Deforestation in the state of Amazonas, Brazil, between the months of June and October this year was 68% less than during the same period last year (falling from 971 square kilometers to around 315 square kilometers).

According to the state Secretariat of Sustainable Development (SDS), the figures are based on data from the Deter System satellite, which is managed by the National Institute of Space Research (Inpe).

The state also reports that deforestation in its southern region from January to November this year was around 520 square kilometers, compared to 764 square kilometers during the same period last year.

The reduction of 244 square kilometers is important and considered a victory of sorts because the area has been the target of a crackdown (Operação Uiraçu) by the Brazilian Environmental Protection Institute (Ibama).

Minister of Environment, Marina Silva, says that lower numbers are the result of the government's Amazon Deforestation Prevention and Combat Action Plan launched in July 2003, which is run jointly by 13 ministries under the supervision of the office of the presidential Chief of Staff.

"The reduction was the result of, in the first place, persistence. Persistence in planning, persistence in strategy, persistence in budgetary terms and persistence on the ground where our people did hard work," said the minister.

The reduction in deforestation reported by the Inpe is the first in nine years. Minister Marina Silva, declared that her goal is to halt the "snowball effect" where forest devastation just keeps growing and make progress toward a balanced environment where people can live and work without wiping out natural resources.

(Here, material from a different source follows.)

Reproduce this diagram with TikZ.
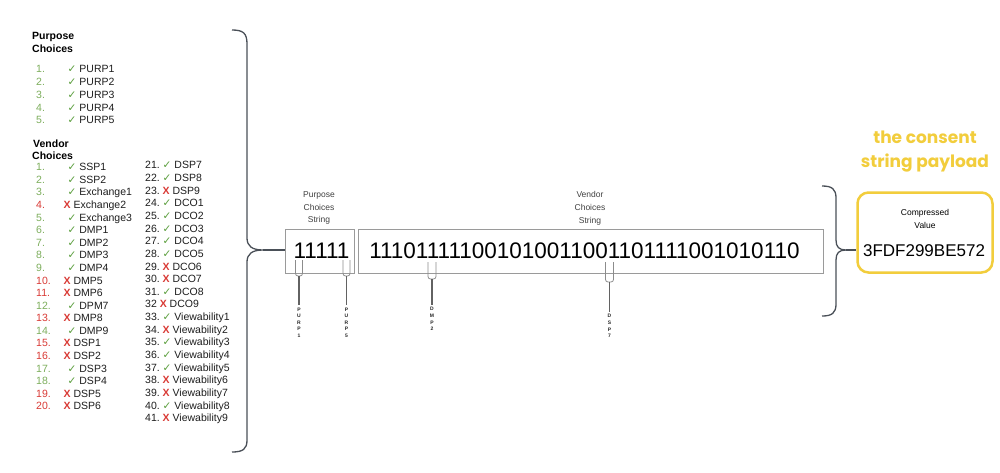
\documentclass[tikz,border=0pt]{standalone}
\usepackage{fontspec}
\setmainfont{Liberation Sans}
\newfontfamily\symf{DejaVu Sans}
\newfontfamily\yfont{Poppins}
\definecolor{okgreen}{HTML}{5A9E3C}
\definecolor{numgreen}{HTML}{7DAE5C}
\definecolor{nored}{HTML}{D93A35}
\definecolor{gold}{HTML}{F2CD3C}
\definecolor{bracec}{HTML}{4A5058}
\definecolor{boxc}{HTML}{9A9A9A}
\definecolor{pinc}{HTML}{8C8C8C}
\definecolor{txt}{HTML}{1E1E1E}
\newcommand{\cmok}{{\color{okgreen}\symf\fontsize{10.5}{10}\selectfont ✓}}
\newcommand{\cmno}{{\color{nored}\bfseries X}}
\begin{document}
\begin{tikzpicture}[x=1pt,y=-1pt,
  item/.style={anchor=base west,inner sep=0pt,font=\fontsize{10.5}{12}\selectfont,text=txt},
  numok/.style={item,text=numgreen},
  numno/.style={item,text=nored},
  markok/.style={item},
  markno/.style={item,xshift=-4pt},
  head/.style={anchor=base west,inner sep=0pt,font=\fontsize{10.5}{12}\selectfont\bfseries,text=black},
  bigbrace/.style={draw=bracec,line width=1.3pt,line join=round},
  strbox/.style={draw=boxc,line width=0.9pt,inner sep=0pt,font=\fontsize{22.5}{24}\selectfont,text=black},
  lab/.style={align=center,inner sep=0pt,font=\fontsize{8.5}{12.8}\selectfont,text=black!75},
  pinu/.style={draw=pinc,line width=0.8pt,rounded corners=2.5pt},
  pinstem/.style={draw=pinc!70!black,line width=1.5pt},
  pinlab/.style={align=center,inner sep=0pt,font=\bfseries\fontsize{5}{6.6}\selectfont,text=black!85}
]
\fill[white] (0,0) rectangle (1000,472);
\useasboundingbox (0,0) rectangle (1000,472);

% ---------- Purpose choices ----------
\node[head] (ph1) at (32,39.8) {Purpose};
\node[head] (ph2) at (32,52) {Choices};
\foreach \i in {1,...,5}{
  \pgfmathsetmacro\yy{68.5+(\i-1)*12.9+3.8}
  \node[numok] (pn\i) at (36,\yy) {\i.};
  \node[markok] (pt\i) at (67.5,\yy) {\cmok\ PURP\i};
}

% ---------- Vendor choices ----------
\node[head] (vh1) at (33,147) {Vendor};
\node[head] (vh2) at (32,159) {Choices};
\foreach \n/\m/\t [count=\i] in {1/ok/SSP1,2/ok/SSP2,3/ok/Exchange1,4/no/Exchange2,5/ok/Exchange3,6/ok/DMP1,7/ok/DMP2,8/ok/DMP3,9/ok/DMP4,10/no/DMP5,11/no/DMP6,12/ok/DPM7,13/no/DMP8,14/ok/DMP9,15/no/DSP1,16/no/DSP2,17/ok/DSP3,18/ok/DSP4,19/no/DSP5,20/no/DSP6}{
  \pgfmathsetmacro\yy{167+(\i-1)*12.58+3.8}
  \node[num\m] (vn\i) at (36,\yy) {\n.};
  \node[mark\m] (vt\i) at (67.5,\yy) {\csname cm\m\endcsname\ \t};
}
\foreach \n/\m/\t [count=\i] in {21./ok/DSP7,22./ok/DSP8,23./no/DSP9,24./ok/DCO1,25./ok/DCO2,26./ok/DCO3,27./ok/DCO4,28./ok/DCO5,29./no/DCO6,30./no/DCO7,31./ok/DCO8,32/no/DCO9,33./ok/Viewability1,34./no/Viewability2,35./ok/Viewability3,36./ok/Viewability4,37./ok/Viewability5,38./no/Viewability6,39./no/Viewability7,40./ok/Viewability8,41./no/Viewability9}{
  \pgfmathsetmacro\yy{165+(\i-1)*12.65+3.8}
  \node[item] (wn\i) at (145,\yy) {\n\ \csname cm\m\endcsname\ \t};
}

% ---------- big left brace ----------
\coordinate (lbtip) at (263,250);
\draw[bigbrace] (232,30) .. controls (243,30) and (247,33) .. (247,44) -- (247,238)
  .. controls (247,246) and (252,250) .. (lbtip)
  .. controls (252,250) and (247,254) .. (247,262) -- (247,440)
  .. controls (247,449) and (243,452) .. (232,452);

% ---------- strings ----------
\node[strbox,minimum width=69pt,minimum height=44pt] (pbox) at (319.5,251) {\hspace*{4pt}11111};
\node[strbox,minimum width=465pt,minimum height=44pt] (vbox) at (590.5,251) {111011111001010011001101111001010110\hspace*{12pt}};
\draw[bigbrace] (lbtip) -- (pbox.west |- lbtip);
\node[lab] (plab) at (319,208) {Purpose\\Choices\\String};
\node[lab] (vlab) at (590,208) {Vendor\\Choices\\String};

% ---------- pins ----------
\coordinate (q1) at (299,260);
\coordinate (q2) at (346.5,260);
\coordinate (q3) at (432,262);
\coordinate (q4) at (609.5,262);
\node[pinlab] (l1) at (299,322.5) {P\\U\\R\\P\\1};
\node[pinlab] (l2) at (346.5,322.5) {P\\U\\R\\P\\5};
\node[pinlab] (l3) at (432,319) {D\\M\\P\\2};
\node[pinlab] (l4) at (609.5,326) {D\\S\\P\\7};
\draw[pinu] ([xshift=-3.5pt]q1) -- ++(0,16) -- ++(7,0) -- ++(0,-16);
\draw[pinstem] (q1) ++(0,16) -- ([yshift=2pt]l1.north);
\draw[pinu] ([xshift=-3.5pt]q2) -- ++(0,16) -- ++(7,0) -- ++(0,-16);
\draw[pinstem] (q2) ++(0,16) -- ([yshift=2pt]l2.north);
\draw[pinu] ([xshift=-4pt]q3) -- ++(0,17) -- ++(8,0) -- ++(0,-17);
\draw[pinstem] (q3) ++(0,17) -- ([yshift=2pt]l3.north);
\draw[pinu] ([xshift=-4pt]q4) -- ++(0,20) -- ++(8,0) -- ++(0,-20);
\draw[pinstem] (q4) ++(0,20) -- ([yshift=2pt]l4.north);

% ---------- right brace ----------
\coordinate (rbtip) at (846,250);
\draw[bigbrace] (822,186) .. controls (832,186) and (836,189) .. (836,198) -- (836,240)
  .. controls (836,247) and (839,250) .. (rbtip)
  .. controls (839,250) and (836,253) .. (836,260) -- (836,304)
  .. controls (836,313) and (832,316) .. (822,316);

% ---------- payload ----------
\node[draw=gold,line width=2.5pt,rounded corners=11pt,minimum width=135pt,minimum height=80pt,inner sep=0pt] (ybox) at (925,232.5) {};
\draw[bigbrace] (rbtip) -- (ybox.west |- rbtip);
\node[align=center,inner sep=0pt,font=\fontsize{8.5}{12.5}\selectfont] (cv) at (925,219) {Compressed\\Value};
\node[inner sep=0pt,font=\fontsize{17}{20}\selectfont] (hex) at (924,251) {3FDF299BE572};
\node[align=center,inner sep=0pt,text=gold,font=\yfont\fontsize{17}{24}\selectfont] (title) at (925,152) {\textbf{the consent}\\\textbf{string payload}};
\end{tikzpicture}
\end{document}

"Our challenge is to coordinate action by the Environmental Protection Institute (Ibama), the Federal Police, the Army and the Land Reform Institute (Incra) toward achieving sustainable development," said the minister.

Silva went on to say that she considers it essential to approve legislation dealing with the issue, for example, the bill for Public Forest Management, which was passed in the Chamber of Deputies but has been bogged down in the Senate for nine months.

Another law would install Sustainable Forest Districts projects that would create jobs, income and sustainable development of forest resources.

Silva points out that a serious problem is predatory and destructive illegal logging activities which the project would make not only legal but sustainable, for example, in the region of the BR-163, a highway that links Cuiabá and Santarém.